INSTRUCTION: Print exactly the part opening with the line containing "Recreate this image" and closing with the line containing "p.yaxis.axis_label_text_line_height = 0.85", with both of those lines included.

EXTRACTED RECORDS:
==================================================
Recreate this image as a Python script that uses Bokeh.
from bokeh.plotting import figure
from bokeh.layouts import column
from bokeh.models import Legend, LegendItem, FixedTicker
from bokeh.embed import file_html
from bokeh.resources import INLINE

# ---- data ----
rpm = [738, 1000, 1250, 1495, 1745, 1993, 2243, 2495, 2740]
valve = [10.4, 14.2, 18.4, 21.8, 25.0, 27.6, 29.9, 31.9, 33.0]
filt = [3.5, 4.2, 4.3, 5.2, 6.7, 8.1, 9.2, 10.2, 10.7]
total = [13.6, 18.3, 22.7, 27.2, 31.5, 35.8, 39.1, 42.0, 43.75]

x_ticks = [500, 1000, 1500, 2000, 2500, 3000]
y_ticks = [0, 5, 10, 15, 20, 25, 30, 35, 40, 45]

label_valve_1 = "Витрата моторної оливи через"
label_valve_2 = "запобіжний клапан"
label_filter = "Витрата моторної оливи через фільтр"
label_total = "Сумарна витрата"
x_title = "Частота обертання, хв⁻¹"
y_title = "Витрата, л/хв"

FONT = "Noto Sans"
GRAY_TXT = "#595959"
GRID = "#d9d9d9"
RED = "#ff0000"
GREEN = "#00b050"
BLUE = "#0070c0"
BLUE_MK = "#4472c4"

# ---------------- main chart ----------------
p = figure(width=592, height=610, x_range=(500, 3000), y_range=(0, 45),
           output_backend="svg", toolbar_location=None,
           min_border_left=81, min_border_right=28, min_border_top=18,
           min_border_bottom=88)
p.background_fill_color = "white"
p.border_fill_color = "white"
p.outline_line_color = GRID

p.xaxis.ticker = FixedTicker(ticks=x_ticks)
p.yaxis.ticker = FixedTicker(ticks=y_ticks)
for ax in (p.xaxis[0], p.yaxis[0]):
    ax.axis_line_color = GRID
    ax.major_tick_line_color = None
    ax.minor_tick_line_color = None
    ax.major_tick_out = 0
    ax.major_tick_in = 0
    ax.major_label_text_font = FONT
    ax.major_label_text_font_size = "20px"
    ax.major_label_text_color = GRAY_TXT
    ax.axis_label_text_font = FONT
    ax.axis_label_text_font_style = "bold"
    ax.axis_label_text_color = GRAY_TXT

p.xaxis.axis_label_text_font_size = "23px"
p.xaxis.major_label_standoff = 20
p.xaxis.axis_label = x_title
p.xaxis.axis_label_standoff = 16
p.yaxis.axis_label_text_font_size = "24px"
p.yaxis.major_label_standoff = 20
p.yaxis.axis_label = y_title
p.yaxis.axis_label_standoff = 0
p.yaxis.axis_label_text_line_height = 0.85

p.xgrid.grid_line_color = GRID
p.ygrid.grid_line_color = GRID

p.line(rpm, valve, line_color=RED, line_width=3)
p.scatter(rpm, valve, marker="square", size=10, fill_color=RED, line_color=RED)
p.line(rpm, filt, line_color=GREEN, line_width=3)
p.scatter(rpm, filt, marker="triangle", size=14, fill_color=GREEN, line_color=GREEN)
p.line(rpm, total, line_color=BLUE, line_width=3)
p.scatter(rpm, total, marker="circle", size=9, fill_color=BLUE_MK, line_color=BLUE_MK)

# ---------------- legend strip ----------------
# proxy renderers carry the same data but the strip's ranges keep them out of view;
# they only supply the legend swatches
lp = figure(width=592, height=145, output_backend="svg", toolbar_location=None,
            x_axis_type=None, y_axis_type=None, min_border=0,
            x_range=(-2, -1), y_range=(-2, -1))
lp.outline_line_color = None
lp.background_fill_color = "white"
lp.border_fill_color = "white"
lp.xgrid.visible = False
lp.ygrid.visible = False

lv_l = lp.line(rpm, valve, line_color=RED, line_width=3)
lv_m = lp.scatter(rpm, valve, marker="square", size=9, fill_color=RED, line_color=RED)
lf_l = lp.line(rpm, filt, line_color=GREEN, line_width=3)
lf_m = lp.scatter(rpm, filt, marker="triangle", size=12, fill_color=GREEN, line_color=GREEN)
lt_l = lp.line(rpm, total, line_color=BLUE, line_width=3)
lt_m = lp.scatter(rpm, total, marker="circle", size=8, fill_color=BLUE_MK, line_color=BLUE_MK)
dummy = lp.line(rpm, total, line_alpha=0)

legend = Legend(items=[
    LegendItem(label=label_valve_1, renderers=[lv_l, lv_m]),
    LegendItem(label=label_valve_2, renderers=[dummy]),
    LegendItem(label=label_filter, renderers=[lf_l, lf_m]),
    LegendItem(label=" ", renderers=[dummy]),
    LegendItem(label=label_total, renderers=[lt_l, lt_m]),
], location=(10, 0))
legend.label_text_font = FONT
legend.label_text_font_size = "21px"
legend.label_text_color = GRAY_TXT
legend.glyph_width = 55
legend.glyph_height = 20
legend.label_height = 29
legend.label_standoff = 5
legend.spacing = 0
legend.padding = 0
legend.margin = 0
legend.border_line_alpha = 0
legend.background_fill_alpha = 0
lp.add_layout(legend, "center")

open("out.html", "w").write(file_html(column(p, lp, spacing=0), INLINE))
==================================================
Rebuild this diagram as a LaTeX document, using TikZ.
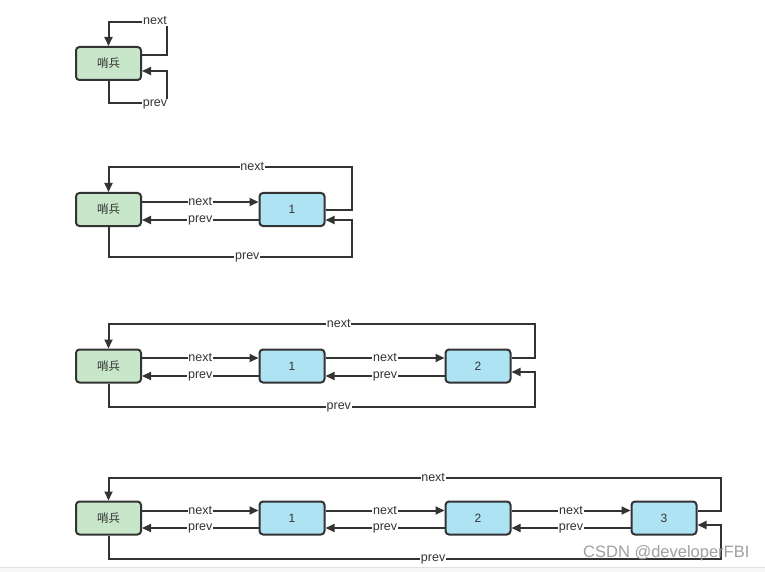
==================================================
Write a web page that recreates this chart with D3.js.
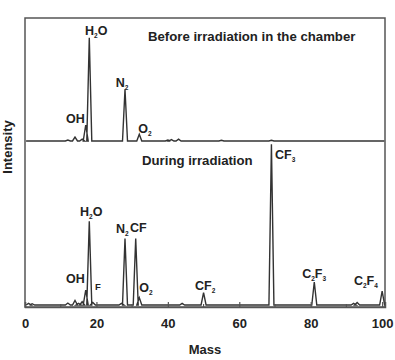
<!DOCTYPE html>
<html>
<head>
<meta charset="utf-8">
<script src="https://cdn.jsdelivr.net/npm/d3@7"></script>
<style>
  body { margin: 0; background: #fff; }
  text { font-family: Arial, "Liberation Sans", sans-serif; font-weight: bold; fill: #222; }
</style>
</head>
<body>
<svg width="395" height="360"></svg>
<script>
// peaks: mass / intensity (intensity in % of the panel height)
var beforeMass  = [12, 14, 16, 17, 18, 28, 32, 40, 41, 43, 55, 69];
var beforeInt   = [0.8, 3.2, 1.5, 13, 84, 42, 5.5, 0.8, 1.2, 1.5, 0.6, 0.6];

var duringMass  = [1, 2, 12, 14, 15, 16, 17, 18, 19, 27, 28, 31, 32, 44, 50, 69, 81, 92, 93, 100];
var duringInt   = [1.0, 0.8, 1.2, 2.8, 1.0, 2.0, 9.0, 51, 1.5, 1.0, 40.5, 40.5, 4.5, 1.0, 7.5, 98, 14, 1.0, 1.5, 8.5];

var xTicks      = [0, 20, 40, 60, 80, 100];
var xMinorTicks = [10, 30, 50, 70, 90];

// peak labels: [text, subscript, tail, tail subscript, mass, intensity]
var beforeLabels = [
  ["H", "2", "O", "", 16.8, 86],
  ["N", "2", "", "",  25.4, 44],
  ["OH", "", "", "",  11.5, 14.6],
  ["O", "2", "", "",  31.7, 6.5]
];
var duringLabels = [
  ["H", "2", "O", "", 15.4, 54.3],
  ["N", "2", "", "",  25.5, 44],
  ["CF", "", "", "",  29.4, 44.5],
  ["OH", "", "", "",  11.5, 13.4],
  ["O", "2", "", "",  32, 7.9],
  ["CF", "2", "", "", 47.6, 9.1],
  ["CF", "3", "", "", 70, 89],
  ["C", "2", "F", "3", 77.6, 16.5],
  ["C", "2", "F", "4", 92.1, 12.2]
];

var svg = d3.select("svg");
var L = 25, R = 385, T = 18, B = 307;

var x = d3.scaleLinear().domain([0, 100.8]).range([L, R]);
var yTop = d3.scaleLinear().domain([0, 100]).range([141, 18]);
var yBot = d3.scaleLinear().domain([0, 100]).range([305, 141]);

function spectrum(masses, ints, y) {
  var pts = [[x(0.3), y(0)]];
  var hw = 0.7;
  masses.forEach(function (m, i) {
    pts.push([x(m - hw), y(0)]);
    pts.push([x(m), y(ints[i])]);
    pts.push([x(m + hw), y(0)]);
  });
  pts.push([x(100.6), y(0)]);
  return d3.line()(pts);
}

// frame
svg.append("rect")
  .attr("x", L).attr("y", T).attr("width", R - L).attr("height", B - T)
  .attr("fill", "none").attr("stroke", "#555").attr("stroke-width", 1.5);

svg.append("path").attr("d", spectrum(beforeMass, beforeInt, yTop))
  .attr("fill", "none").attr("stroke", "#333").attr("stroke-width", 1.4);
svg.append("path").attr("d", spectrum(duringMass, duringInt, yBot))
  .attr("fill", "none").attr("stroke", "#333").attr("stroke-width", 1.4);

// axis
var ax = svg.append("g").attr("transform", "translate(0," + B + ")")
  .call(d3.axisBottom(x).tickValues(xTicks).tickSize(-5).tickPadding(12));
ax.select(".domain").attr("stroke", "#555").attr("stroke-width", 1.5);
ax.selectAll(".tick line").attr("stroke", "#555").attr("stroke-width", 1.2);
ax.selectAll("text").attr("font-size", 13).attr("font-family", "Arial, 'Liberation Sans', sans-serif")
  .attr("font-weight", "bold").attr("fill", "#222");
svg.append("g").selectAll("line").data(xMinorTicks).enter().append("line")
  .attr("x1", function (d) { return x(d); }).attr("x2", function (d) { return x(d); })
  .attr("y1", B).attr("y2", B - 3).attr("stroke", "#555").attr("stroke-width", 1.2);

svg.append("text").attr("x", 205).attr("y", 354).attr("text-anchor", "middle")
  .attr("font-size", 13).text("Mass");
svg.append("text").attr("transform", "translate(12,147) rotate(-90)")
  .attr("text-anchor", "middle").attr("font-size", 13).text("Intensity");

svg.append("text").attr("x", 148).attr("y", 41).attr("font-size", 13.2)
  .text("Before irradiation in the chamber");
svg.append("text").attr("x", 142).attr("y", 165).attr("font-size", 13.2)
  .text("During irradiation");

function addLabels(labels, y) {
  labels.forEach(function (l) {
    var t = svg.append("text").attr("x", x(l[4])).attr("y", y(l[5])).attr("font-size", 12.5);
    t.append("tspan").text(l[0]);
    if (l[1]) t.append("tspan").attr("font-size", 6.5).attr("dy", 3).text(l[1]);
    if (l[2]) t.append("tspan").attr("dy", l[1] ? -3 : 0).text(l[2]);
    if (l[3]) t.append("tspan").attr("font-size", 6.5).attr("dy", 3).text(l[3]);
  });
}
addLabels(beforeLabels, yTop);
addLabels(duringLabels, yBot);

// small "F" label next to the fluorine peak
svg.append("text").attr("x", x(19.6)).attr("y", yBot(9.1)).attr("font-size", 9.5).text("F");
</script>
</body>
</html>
==================================================
ANSWER FOR THE TASK:
Recreate this image as a Python script that uses Bokeh.
from bokeh.plotting import figure
from bokeh.layouts import column
from bokeh.models import Legend, LegendItem, FixedTicker
from bokeh.embed import file_html
from bokeh.resources import INLINE

# ---- data ----
rpm = [738, 1000, 1250, 1495, 1745, 1993, 2243, 2495, 2740]
valve = [10.4, 14.2, 18.4, 21.8, 25.0, 27.6, 29.9, 31.9, 33.0]
filt = [3.5, 4.2, 4.3, 5.2, 6.7, 8.1, 9.2, 10.2, 10.7]
total = [13.6, 18.3, 22.7, 27.2, 31.5, 35.8, 39.1, 42.0, 43.75]

x_ticks = [500, 1000, 1500, 2000, 2500, 3000]
y_ticks = [0, 5, 10, 15, 20, 25, 30, 35, 40, 45]

label_valve_1 = "Витрата моторної оливи через"
label_valve_2 = "запобіжний клапан"
label_filter = "Витрата моторної оливи через фільтр"
label_total = "Сумарна витрата"
x_title = "Частота обертання, хв⁻¹"
y_title = "Витрата, л/хв"

FONT = "Noto Sans"
GRAY_TXT = "#595959"
GRID = "#d9d9d9"
RED = "#ff0000"
GREEN = "#00b050"
BLUE = "#0070c0"
BLUE_MK = "#4472c4"

# ---------------- main chart ----------------
p = figure(width=592, height=610, x_range=(500, 3000), y_range=(0, 45),
           output_backend="svg", toolbar_location=None,
           min_border_left=81, min_border_right=28, min_border_top=18,
           min_border_bottom=88)
p.background_fill_color = "white"
p.border_fill_color = "white"
p.outline_line_color = GRID

p.xaxis.ticker = FixedTicker(ticks=x_ticks)
p.yaxis.ticker = FixedTicker(ticks=y_ticks)
for ax in (p.xaxis[0], p.yaxis[0]):
    ax.axis_line_color = GRID
    ax.major_tick_line_color = None
    ax.minor_tick_line_color = None
    ax.major_tick_out = 0
    ax.major_tick_in = 0
    ax.major_label_text_font = FONT
    ax.major_label_text_font_size = "20px"
    ax.major_label_text_color = GRAY_TXT
    ax.axis_label_text_font = FONT
    ax.axis_label_text_font_style = "bold"
    ax.axis_label_text_color = GRAY_TXT

p.xaxis.axis_label_text_font_size = "23px"
p.xaxis.major_label_standoff = 20
p.xaxis.axis_label = x_title
p.xaxis.axis_label_standoff = 16
p.yaxis.axis_label_text_font_size = "24px"
p.yaxis.major_label_standoff = 20
p.yaxis.axis_label = y_title
p.yaxis.axis_label_standoff = 0
p.yaxis.axis_label_text_line_height = 0.85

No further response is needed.